REPUBLIKA.CO.ID,‎ JAKARTA -- Kapan sesungguhnya usia paling tepat untuk menikah? Statistik yang dihimpun dalam sebuah studi baru menunjukkan, usia paling tepat untuk menikah ialah antara usia 28 hingga 32 tahun.

Mereka yang menikah di usia itu, terdata bisa menghindari perceraian, setidaknya dalam lima tahun pertama. Penelitian dilakukan oleh Nick Wolfinger, seorang sosiolog di University of Utah, dan diterbitkan oleh Institut Studi Keluarga yang pro pernikahan. Wolfinger menganalisis data dalam kurun 2006-2010 dan 2011-2013 dari Survei Nasional Pertumbuhan Keluarga.

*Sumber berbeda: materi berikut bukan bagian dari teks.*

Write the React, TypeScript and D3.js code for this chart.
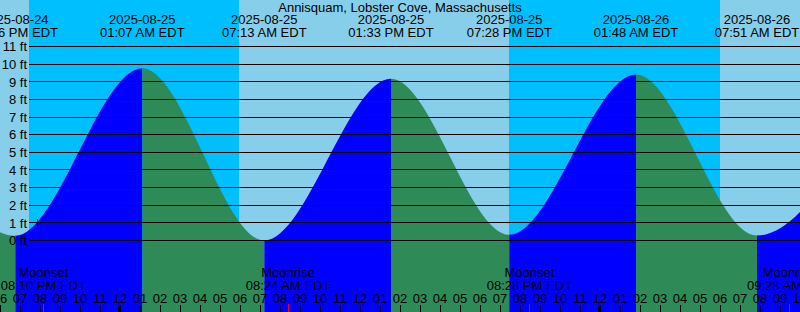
import React from "react";
import * as d3 from "d3";

const title = "Annisquam, Lobster Cove, Massachusetts";
const rangeStart = "2025-08-24 18:00";
const rangeEnd = "2025-08-26 10:00";

// tide extremes (first and last lie just outside the visible window)
const tideTimes = [
  "2025-08-24 12:33",
  "2025-08-24 18:46",
  "2025-08-25 01:07",
  "2025-08-25 07:13",
  "2025-08-25 13:33",
  "2025-08-25 19:28",
  "2025-08-26 01:48",
  "2025-08-26 07:51",
  "2025-08-26 14:12",
];
const tideHeights = [9.5, 0.27, 9.77, 0.0, 9.17, 0.32, 9.41, 0.28, 9.0];
const tideKinds = ["high", "low", "high", "low", "high", "low", "high", "low", "high"];

const sunTimes = ["2025-08-24 19:27", "2025-08-25 05:57", "2025-08-25 19:27", "2025-08-26 06:00"];
const sunKinds = ["set", "rise", "set", "rise"];

const moonTimes = ["2025-08-24 20:10", "2025-08-25 08:24", "2025-08-25 20:28", "2025-08-26 09:28"];
const moonKinds = ["Moonset", "Moonrise", "Moonset", "Moonrise"];

const depthLevels = [0, 1, 2, 3, 4, 5, 6, 7, 8, 9, 10, 11];
const markTime = "2025-08-24 19:53";
const markLevel = 1;

const W = 800;
const H = 312;
const DAY = "#87CEEB";
const NIGHT = "#00BFFF";
const RISE = "#0000FF";
const FALL = "#2E8B57";
const FONT = "'Liberation Sans', Arial, Helvetica, sans-serif";

const parse = d3.utcParse("%Y-%m-%d %H:%M");
const fmtDate = d3.utcFormat("%Y-%m-%d");
const fmtTime = d3.utcFormat("%I:%M %p EDT");
const fmtHour = d3.utcFormat("%I");

export default function App() {
  const t0 = parse(rangeStart)!;
  const t1 = parse(rangeEnd)!;
  const x = d3.scaleUtc().domain([t0, t1]).range([0, W]);
  const y = d3.scaleLinear().domain([0, 11]).range([240.5, 46.5]);

  const tides = tideTimes.map((t, i) => ({ t: parse(t)!, h: tideHeights[i], kind: tideKinds[i] }));

  const area = d3
    .area<{ t: Date; h: number }>()
    .x((d) => x(d.t))
    .y0(H)
    .y1((d) => y(d.h))
    .curve(d3.curveMonotoneX);
  const areaPath = area(tides) || "";

  // rising / falling segments
  const segs = tides.slice(0, -1).map((d, i) => ({
    x0: x(d.t),
    x1: x(tides[i + 1].t),
    rising: d.kind === "low",
  }));

  // day/night bands
  const sun = sunTimes.map((t, i) => ({ t: parse(t)!, kind: sunKinds[i] }));
  const bands: { a: Date; b: Date; day: boolean }[] = [];
  let cur = t0;
  let isDay = sun[0].kind === "set";
  sun.forEach((e) => {
    bands.push({ a: cur, b: e.t, day: isDay });
    cur = e.t;
    isDay = e.kind === "rise";
  });
  bands.push({ a: cur, b: t1, day: isDay });

  const hours = d3.utcHour.range(t0, d3.utcHour.offset(t1, 1));
  const moons = moonTimes.map((t, i) => ({ t: parse(t)!, kind: moonKinds[i] }));
  const visibleTides = tides.filter((d) => d.t >= t0 && d.t <= t1);

  const mx = x(parse(markTime)!);
  const my = y(markLevel);

  return (
    <svg
      width={W}
      height={H}
      style={{ position: "absolute", left: 0, top: 0, display: "block" }}
      fontFamily={FONT}
      fontSize={13}
    >
      <defs>
        {segs.map((s, i) => (
          <clipPath id={`seg${i}`} key={i}>
            <rect x={s.x0} y={0} width={s.x1 - s.x0} height={H} />
          </clipPath>
        ))}
      </defs>
      {bands.map((b, i) => (
        <rect
          key={i}
          x={x(b.a)}
          y={0}
          width={x(b.b) - x(b.a)}
          height={H}
          fill={b.day ? DAY : NIGHT}
          shapeRendering="crispEdges"
        />
      ))}
      {segs.map((s, i) => (
        <path key={i} d={areaPath} fill={s.rising ? RISE : FALL} clipPath={`url(#seg${i})`} />
      ))}
      {depthLevels.map((d) => (
        <g key={d}>
          <line x1={29} x2={W} y1={y(d)} y2={y(d)} stroke="#000" strokeWidth={1} shapeRendering="crispEdges" />
          <text x={27} y={y(d) + 4.8} textAnchor="end" fill="#000">
            {`${d} ft`}
          </text>
        </g>
      ))}
      <g stroke="#000" strokeWidth={1} shapeRendering="crispEdges">
        <line x1={mx - 3.5} x2={mx + 3.5} y1={my} y2={my} />
        <line x1={mx} x2={mx} y1={my - 3.5} y2={my + 3.5} />
      </g>
      <text x={W / 2} y={11.5} textAnchor="middle" fill="#000">
        {title}
      </text>
      {visibleTides.map((d, i) => (
        <g key={i}>
          <text x={x(d.t)} y={24} textAnchor="middle" fill="#000">
            {fmtDate(d.t)}
          </text>
          <text x={x(d.t)} y={36.5} textAnchor="middle" fill="#000">
            {fmtTime(d.t)}
          </text>
        </g>
      ))}
      {moons.map((m, i) => (
        <g key={i}>
          <text x={x(m.t)} y={277} textAnchor="middle" fill="#000">
            {m.kind}
          </text>
          <text x={x(m.t)} y={290} textAnchor="middle" fill="#000">
            {fmtTime(m.t)}
          </text>
        </g>
      ))}
      {hours.map((h, i) => {
        const hx = x(h);
        const midnight = h.getUTCHours() === 0;
        return (
          <g key={i}>
            <text x={hx} y={302.5} textAnchor="middle" fill="#000">
              {fmtHour(h)}
            </text>
            {midnight ? (
              <rect x={hx - 2} y={305} width={3} height={7} fill="#000" shapeRendering="crispEdges" />
            ) : (
              <line x1={hx + 0.5} x2={hx + 0.5} y1={305} y2={312} stroke="#000" shapeRendering="crispEdges" />
            )}
          </g>
        );
      })}
      {moons.map((m, i) => (
        <line
          key={i}
          x1={Math.floor(x(m.t)) + 0.5}
          x2={Math.floor(x(m.t)) + 0.5}
          y1={304}
          y2={312}
          stroke="#FF0000"
          shapeRendering="crispEdges"
        />
      ))}
    </svg>
  );
}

"Kemungkinan kecil peluang perceraian terlihat dalam usia menikah di akhir dua puluhan dan awal tiga puluhan. Setelah itu, kemungkinan perceraian naik lagi saat seseorang mulai masuk dalam usia akhir tiga puluhan dan awal empat puluhan," tutur Wolfinger seperti diberitakan Time.

Penelitian menghitung, kemungkinan perceraian naik sekitar lima persen untuk setiap tahun setelah usia 32 tahun. Sejumlah orang menyebut hipotesis ini sebagai teori pernikahan Goldilocks: jangan terlalu muda dan jangan terlalu tua.

Ada banyak alasan mengapa usia akhir 20-an atau awal 30-an masuk akal sebagai waktu yang tepat untuk menikah. Dalam usia tersebut, seseorang dianggap telah matang membuat pilihan hidup yang signifikan, bisa bertanggung jawab, dan sudah mapan secara finansial.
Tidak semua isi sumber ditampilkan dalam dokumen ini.